Customers whose homes were either not yet started or at lock-up stage would have to get other builders, Mr Jahani said.
He condemned contractors accessing sites without written permission and said vandalising homes was effectively targeting its customers.
Reports have also circulated of builders targeting Porter Davis homes, with one going up in flames in Melbourne's southeast on Monday.
It took fire crews 40 minutes to bring the blaze at Andante Crescent at Clyde under control.
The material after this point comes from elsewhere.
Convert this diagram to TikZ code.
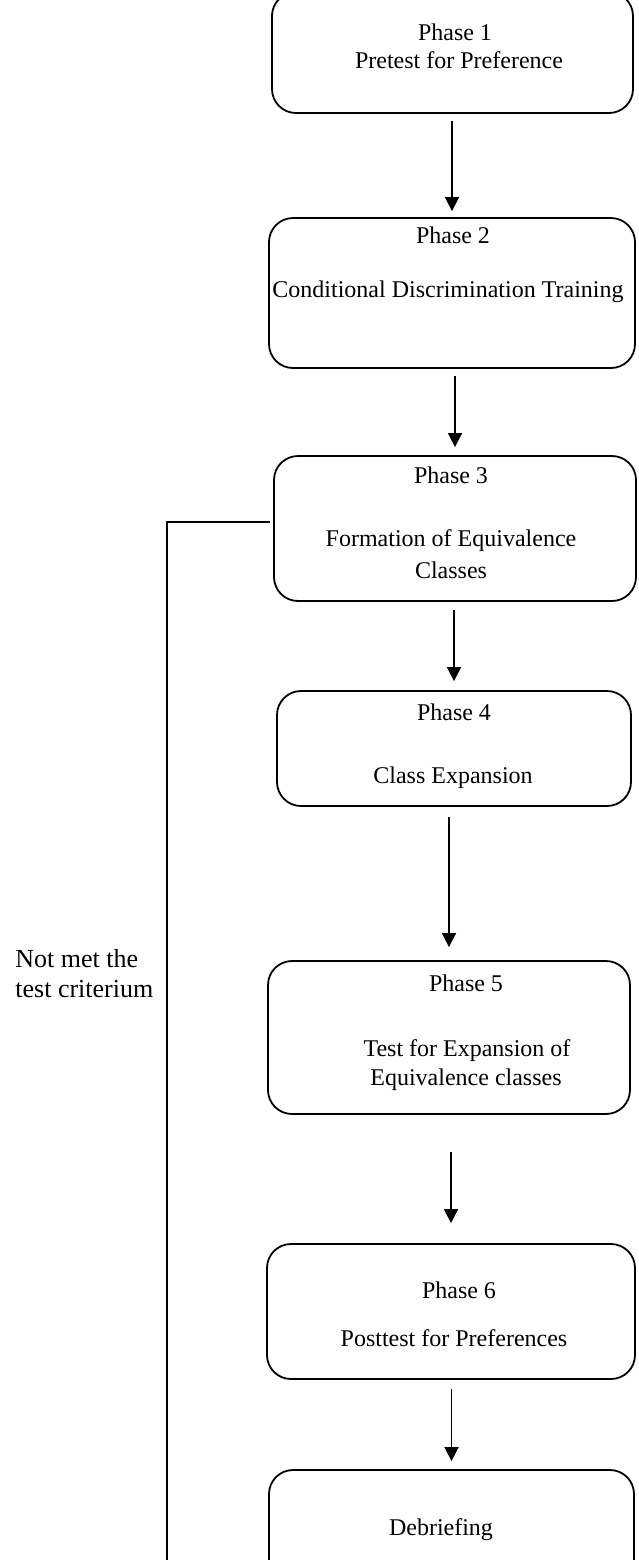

Police are investigating.
Grant Thornton has issued several notices to suppliers and contractors warning them of criminal liability for unauthorised site access.
The demise of Porter Davis affects an estimated 1500 properties in Victoria and 200 in Queensland.
Victorian Premier Daniel Andrews encouraged affected people to get in touch with the VMIA but noted mandatory insurance was capped at $500,000.
Authorities were looking into a cost escalation clause to amend this, he said.
The premier said reports Porter Davis baited customers with significant discounts when the company had no expectation it would be able to fulfil contracts were "troubling".
Victorian Opposition Leader John Pesutto held a summit on Tuesday with home builder representatives who said more than 50 per cent of the industry was at risk of collapse.
In Queensland, where a homeowner has signed a fixed price contract and paid a deposit but work has not started on site, the state home warranty scheme administered by the QBCC will refund the homeowner.
However, any money paid before a building contract was signed could not be recovered under the scheme.
As of Tuesday, the QBCC had received 43 claims under the scheme, including 10 for return of deposits and 33 for non-completion.